I am now officially a Peace Corps Volunteer. This is something I've dreamed about since I was fifteen and now it has become a reality. I don't feel any differently than I did yesterday, but I do know that it's a good feeling to not be a trainee anymore and to really be a volunteer, with a pieced-together PC ID card in hand and an attestation de travail in pocket. I will soon be applying for a carte de sejour; the equivalent of a green card, and will become a real official resident of Morocco.

 

Swearing in was nice. We all piled onto a bus and rode maybe an hour or so to the nearest big city, the name of which is easily recognizable by most who have heard of Morocco. I wish we could have spent more time there, as apparently there's good shopping, but seeing as I'm a volunteer, I don't really have much money to be spending anyway, so I guess it might have been a good thing for me to just stop in for a few hours.

 

We went to a five-star hotel on the top of a hill that overlooks the city. It was a beautiful hotel (and apparently PCVs get a sizeable discount, so if anyone wants to fork over some money to stay somewhere really nice and take me with…) and the ceremony was short and sweet and amazing. It's funny to see everyone all dressed up as well, especially staff I've been accustomed to seeing in jeans, t-shirts, sweatpants, a baseball hat, and other very casual clothes. Probably about a third of us health volunteers wore Moroccan clothes. I wore black pants and a maroon shirt I had made here that laces up the front and has long loose sleeves and black lining. It's a sort of a modification of a shirt that one of our LCFs had that I fell in love with.

 

The ambassador usually swears in PCVs but he had a prior commitment, so the second-in-charge at the embassy swore us in. It was a really fun, sort of moving experience when I realized that it was really happening. I really became an official PCV.

 

Now, I don't quite know what to expect. I think it's kind of like skydiving: the first minute of it is exhilarating.
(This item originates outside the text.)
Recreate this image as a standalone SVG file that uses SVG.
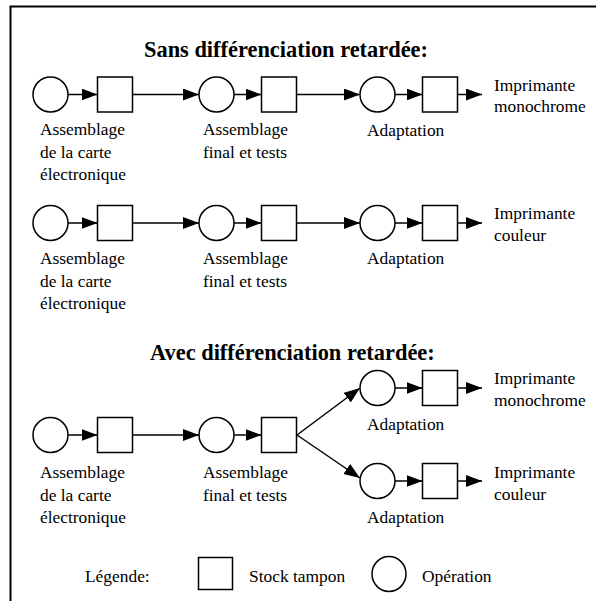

You're falling fast, everything is coming at you, fast, even if you don't realize it, the wind is roaring in your ears and it's loud and intense and stressful and your heart is pounding… then all of a sudden, when the parachute opens, everything stops for an instant and it becomes absolutely silent, peaceful, slow, drifting… but you're still processing everything that happened when you first jumped out of the plane.

 

I don't know what to think. I'm excited. I'm nervous. I'm anxious and I can't wait, but I'm not ready at all to go to site. We'll see what happens. Wish me luck. I need it!

5 comments:

Blue Eyed Girl said...

Good Luck! I know you will do great!

Blue Eyed Girl said...

Good Luck! I know you will do great!

Unknown said...

Way to go...congratulations. I hope the trip to your location goes smoothly, and happy house hunting!


We watched the movie "The Last King of Scotland" yesterday, about a doctor in Uganda in the 70s. I know it is in Central Africa and 30 years ago, but really wished we had seen it when you were home.

We are with you in our hearts, minds, and lifting you up with prayers.

LPG

Dr. Blair Cushing said...

Way to go kytish. Good job on the sweatshirt thing. ;)

Kris said...

you must hate me - i've been so out of touch. you are always in my thoughts.